The Directors further state that during the year under review, there were no complaints filed pursuant to the Sexual Harassment of Women at Workplace (Prevention, Prohibition and Redressal) Act, 2013.

Declaration by Independent Directors

The Company has received necessary declarations from all the Independent Directors confirming that they meet the criteria of independence as prescribed under Section 149(6) of the Act and SEBI Listing Regulations. In the opinion of the Board, they fulfil the conditions of independence as specified in the Act and SEBI Listing Regulations and are independent of the management.

The Independent Directors of the Company are persons of integrity and comprise of appropriate skills/expertise/ competencies (including proficiency) and have rich and varied experience in diversified domains for effective functioning of the Board of Directors of the Company.

Board Evaluation

The Board of Directors and Nomination and Remuneration Committee reviewed the performance of the individual Directors on the basis of the criteria and framework adopted by the Board. In addition, the performance of Board as a whole and committees were evaluated by the Board after seeking inputs from all the Directors on the basis of various criteria.

In a separate meeting of Independent Directors, performance of Non-Independent Directors, performance of Board as a whole and performance of the Chairman was evaluated, taking into account the views of the Executive Directors and Non-Executive Directors. The evaluation process has been explained in the Corporate Governance Report section of this Annual Report.

Training of Independent Directors

The details of programmes conducted for familiarization of Independent Directors with the Company, nature of the industry in which the Company operates, business model of the Company, recent amendments/notifications etc. has been uploaded on the Company's website at the link: Familiarization of Independent Directors

For further details, please refer Report on Corporate Governance which is forming part of this Annual Report.

Cyber Security

In view of increased cyberattack scenarios, the cyber security maturity is reviewed periodically and the processes, technology controls are being enhanced inline with the threat scenarios. Your Company's technology environment is enabled with real time security monitoring with requisite controls at various layers starting from end user machines to network, application and the data.

During the year under review, your Company did not face any incidents or breaches or loss of data breach in Cyber Security.

General

Your Directors state that no disclosure or reporting is required in respect of the following items as there were no transactions on these items during the year under review:

1. Revision of financial statement or the Report.

2. I ssue of equity shares with differential rights as to dividend, voting or otherwise.

3. Issue of shares (including sweat equity shares) to employees of the Company under any scheme.

4. No significant or material orders were passed by the Regulators or Courts or Tribunals which impact the going concern status and Company's operations in future.

5. The Company was not required to maintain cost records as specified in Section 148(1) of the Companies Act, 2013.

6. Neither any application was made nor any proceeding is pending against the Company under the Insolvency and Bankruptcy Code, 2016.

7. The Company has not defaulted in the repayment of loans to the Banks or Financial Institutions.
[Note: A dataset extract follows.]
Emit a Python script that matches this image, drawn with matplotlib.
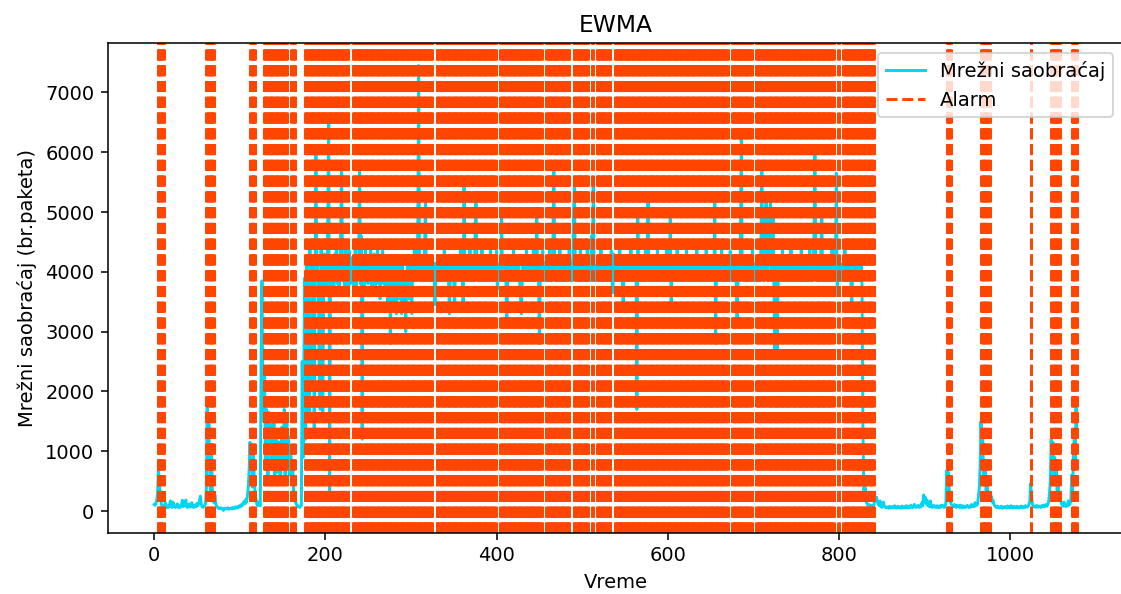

Accordingly, disclosure relating to one-time settlement with the Banks or Financial Institutions is not applicable.

8. Details of difference between amount of the Valuation done at the time of One Time Settlement and the Valuation done while taking loans from the Banks or Financial Institution alongwith the reasons thereof.

Acknowledgement

Your Directors would like to express their appreciation for assistance and co-operation received from the financial institutions, banks, government authorities, customers, vendors and members during the year under review. Your Directors also wish to place on record their deep sense of appreciation for the committed services by all employees of the Company.